Everything from the first line of the entries below through the line holding "205, 205, 205]" must be printed exactly as written.

↓

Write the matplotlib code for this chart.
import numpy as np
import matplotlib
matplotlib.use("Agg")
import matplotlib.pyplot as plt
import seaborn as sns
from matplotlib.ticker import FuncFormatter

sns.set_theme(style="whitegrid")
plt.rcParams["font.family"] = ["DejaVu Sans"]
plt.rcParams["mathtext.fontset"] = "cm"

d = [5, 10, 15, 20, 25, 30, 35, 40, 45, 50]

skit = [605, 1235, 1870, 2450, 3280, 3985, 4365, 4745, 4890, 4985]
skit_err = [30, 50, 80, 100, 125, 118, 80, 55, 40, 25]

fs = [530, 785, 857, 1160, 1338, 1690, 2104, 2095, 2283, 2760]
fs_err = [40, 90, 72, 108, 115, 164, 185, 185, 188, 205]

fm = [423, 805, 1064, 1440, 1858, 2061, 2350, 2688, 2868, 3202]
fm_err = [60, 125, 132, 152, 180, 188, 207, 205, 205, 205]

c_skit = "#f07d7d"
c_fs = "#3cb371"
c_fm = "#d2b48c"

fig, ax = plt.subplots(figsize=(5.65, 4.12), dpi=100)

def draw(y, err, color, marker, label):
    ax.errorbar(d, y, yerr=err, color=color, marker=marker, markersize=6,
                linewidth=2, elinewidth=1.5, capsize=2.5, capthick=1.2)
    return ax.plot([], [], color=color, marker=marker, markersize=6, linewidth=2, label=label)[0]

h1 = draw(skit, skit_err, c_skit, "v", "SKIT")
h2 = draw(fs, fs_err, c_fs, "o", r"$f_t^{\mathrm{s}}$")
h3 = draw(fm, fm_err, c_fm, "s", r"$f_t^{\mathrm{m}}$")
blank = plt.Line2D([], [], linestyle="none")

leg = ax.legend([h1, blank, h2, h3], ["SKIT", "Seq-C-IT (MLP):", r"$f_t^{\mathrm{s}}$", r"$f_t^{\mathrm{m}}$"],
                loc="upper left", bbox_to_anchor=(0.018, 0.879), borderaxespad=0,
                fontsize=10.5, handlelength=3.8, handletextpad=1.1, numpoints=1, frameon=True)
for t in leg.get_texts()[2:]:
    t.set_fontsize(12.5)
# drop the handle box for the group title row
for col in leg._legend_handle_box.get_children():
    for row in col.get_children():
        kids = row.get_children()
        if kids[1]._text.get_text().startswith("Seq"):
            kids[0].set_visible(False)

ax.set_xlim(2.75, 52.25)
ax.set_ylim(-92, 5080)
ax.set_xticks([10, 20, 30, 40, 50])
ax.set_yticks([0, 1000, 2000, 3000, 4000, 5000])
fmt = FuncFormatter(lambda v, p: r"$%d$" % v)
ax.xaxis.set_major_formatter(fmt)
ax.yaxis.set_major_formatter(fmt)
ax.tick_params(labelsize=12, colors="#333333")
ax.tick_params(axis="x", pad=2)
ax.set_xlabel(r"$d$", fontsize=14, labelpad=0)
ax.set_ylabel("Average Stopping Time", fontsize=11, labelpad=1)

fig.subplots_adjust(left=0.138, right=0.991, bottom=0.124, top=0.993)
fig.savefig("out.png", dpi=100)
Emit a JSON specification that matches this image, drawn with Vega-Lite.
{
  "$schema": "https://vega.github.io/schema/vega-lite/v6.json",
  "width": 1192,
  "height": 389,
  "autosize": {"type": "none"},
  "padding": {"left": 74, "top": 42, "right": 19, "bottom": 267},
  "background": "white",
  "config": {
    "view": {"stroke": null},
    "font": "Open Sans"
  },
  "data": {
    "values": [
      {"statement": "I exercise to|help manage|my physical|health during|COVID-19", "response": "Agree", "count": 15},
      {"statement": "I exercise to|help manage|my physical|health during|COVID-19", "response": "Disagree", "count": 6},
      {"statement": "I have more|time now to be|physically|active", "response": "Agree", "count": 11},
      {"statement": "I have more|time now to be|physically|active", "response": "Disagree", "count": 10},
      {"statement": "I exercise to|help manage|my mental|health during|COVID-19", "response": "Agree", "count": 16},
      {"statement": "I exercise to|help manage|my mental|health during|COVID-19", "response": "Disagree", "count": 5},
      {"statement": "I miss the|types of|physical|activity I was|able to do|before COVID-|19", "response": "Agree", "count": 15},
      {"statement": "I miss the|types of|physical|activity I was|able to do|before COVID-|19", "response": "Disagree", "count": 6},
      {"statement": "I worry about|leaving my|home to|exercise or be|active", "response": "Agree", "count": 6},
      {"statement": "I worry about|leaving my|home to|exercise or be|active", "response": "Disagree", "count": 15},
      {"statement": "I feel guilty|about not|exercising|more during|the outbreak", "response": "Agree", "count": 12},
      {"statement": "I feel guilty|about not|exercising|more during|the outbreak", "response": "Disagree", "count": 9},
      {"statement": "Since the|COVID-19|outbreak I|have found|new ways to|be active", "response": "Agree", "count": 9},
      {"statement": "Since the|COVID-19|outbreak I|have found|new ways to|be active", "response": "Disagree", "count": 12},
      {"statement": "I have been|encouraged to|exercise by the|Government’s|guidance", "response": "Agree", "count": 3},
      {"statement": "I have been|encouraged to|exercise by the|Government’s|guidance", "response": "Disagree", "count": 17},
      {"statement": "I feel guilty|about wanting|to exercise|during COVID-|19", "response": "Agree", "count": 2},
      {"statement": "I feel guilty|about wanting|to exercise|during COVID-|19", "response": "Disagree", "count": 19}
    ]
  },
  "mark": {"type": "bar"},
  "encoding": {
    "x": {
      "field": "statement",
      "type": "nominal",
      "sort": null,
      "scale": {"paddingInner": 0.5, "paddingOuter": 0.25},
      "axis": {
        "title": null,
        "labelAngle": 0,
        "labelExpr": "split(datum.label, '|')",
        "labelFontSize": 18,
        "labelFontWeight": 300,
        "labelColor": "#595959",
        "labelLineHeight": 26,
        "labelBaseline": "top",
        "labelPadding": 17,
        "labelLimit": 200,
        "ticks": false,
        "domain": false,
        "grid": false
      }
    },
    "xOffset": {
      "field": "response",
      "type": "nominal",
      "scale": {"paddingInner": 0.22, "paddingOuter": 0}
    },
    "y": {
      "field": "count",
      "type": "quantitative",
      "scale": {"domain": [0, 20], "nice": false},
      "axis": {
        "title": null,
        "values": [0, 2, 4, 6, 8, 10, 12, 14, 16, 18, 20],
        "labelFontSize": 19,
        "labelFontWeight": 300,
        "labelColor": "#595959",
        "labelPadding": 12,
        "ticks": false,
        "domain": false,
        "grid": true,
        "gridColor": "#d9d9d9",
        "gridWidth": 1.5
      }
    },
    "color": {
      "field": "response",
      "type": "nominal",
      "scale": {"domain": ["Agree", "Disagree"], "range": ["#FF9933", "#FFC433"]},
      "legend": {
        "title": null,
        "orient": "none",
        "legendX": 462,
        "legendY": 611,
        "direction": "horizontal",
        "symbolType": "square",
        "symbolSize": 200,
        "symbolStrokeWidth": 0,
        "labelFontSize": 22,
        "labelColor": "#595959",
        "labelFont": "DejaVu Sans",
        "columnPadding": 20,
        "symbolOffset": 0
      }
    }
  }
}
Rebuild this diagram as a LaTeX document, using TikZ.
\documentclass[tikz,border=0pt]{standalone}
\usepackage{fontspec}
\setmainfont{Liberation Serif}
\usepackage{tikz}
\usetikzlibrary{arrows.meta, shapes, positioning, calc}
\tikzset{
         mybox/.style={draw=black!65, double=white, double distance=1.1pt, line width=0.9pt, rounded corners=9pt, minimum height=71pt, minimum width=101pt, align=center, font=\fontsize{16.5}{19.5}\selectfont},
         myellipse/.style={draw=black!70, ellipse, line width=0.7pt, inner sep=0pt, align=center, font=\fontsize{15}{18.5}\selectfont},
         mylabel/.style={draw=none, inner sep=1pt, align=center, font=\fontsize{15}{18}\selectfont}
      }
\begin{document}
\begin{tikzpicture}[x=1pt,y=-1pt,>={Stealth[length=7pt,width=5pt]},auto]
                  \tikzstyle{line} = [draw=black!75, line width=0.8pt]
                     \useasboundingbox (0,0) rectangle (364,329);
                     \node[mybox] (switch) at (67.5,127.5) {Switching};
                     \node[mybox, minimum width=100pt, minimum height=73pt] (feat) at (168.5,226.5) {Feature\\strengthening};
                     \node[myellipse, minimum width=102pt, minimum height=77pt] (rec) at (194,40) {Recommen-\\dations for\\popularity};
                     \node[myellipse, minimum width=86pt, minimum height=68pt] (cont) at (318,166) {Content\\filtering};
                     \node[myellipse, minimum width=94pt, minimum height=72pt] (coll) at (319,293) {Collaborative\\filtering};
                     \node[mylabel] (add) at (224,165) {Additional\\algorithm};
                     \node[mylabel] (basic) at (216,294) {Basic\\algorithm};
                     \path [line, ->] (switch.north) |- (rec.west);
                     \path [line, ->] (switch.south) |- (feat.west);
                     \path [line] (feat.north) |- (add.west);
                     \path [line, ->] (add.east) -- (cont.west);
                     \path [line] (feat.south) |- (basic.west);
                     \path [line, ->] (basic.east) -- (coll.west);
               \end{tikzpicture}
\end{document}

↑

» Response to the task:
Write the matplotlib code for this chart.
import numpy as np
import matplotlib
matplotlib.use("Agg")
import matplotlib.pyplot as plt
import seaborn as sns
from matplotlib.ticker import FuncFormatter

sns.set_theme(style="whitegrid")
plt.rcParams["font.family"] = ["DejaVu Sans"]
plt.rcParams["mathtext.fontset"] = "cm"

d = [5, 10, 15, 20, 25, 30, 35, 40, 45, 50]

skit = [605, 1235, 1870, 2450, 3280, 3985, 4365, 4745, 4890, 4985]
skit_err = [30, 50, 80, 100, 125, 118, 80, 55, 40, 25]

fs = [530, 785, 857, 1160, 1338, 1690, 2104, 2095, 2283, 2760]
fs_err = [40, 90, 72, 108, 115, 164, 185, 185, 188, 205]

fm = [423, 805, 1064, 1440, 1858, 2061, 2350, 2688, 2868, 3202]
fm_err = [60, 125, 132, 152, 180, 188, 207, 205, 205, 205]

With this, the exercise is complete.